• **Written task**
State only how many lines contain the string "matplotlib".
══ Stored data
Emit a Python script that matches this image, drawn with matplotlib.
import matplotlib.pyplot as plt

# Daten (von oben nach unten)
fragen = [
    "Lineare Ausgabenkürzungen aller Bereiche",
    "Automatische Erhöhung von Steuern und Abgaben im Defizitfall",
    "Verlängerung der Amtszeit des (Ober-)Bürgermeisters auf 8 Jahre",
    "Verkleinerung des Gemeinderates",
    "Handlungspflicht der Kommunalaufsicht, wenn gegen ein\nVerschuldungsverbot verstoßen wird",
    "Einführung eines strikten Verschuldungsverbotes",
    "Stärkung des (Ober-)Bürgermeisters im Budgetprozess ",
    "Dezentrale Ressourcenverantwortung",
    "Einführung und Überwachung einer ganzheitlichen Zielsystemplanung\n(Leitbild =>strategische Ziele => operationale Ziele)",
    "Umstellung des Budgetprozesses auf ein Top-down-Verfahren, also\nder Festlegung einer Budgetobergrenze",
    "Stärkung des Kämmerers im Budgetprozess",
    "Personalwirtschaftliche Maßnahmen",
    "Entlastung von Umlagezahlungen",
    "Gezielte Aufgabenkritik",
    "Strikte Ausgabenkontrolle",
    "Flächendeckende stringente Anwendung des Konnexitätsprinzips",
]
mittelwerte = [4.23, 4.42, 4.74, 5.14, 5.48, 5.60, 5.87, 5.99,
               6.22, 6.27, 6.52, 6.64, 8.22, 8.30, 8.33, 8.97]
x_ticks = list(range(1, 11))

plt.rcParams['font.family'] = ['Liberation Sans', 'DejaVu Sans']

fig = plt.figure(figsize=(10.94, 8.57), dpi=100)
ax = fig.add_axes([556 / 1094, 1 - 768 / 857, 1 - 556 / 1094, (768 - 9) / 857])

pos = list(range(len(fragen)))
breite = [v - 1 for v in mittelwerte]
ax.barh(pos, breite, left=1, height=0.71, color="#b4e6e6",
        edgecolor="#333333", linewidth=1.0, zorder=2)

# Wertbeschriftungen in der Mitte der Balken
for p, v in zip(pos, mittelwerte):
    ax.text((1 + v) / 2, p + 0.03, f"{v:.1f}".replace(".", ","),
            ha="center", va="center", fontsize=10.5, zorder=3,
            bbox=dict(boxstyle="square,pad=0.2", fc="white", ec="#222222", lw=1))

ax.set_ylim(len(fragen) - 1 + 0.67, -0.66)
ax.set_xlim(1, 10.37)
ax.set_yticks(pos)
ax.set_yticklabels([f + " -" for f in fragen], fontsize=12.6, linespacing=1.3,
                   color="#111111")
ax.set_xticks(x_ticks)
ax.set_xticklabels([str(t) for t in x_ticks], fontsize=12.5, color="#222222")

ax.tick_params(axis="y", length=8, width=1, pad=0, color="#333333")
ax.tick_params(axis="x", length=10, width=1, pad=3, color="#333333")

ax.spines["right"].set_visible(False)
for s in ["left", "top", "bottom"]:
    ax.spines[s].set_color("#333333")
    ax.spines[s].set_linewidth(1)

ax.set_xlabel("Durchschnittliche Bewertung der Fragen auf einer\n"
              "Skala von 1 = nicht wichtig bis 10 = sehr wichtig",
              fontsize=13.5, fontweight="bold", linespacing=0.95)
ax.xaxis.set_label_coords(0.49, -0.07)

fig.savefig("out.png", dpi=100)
════
• **Answer to the task**
2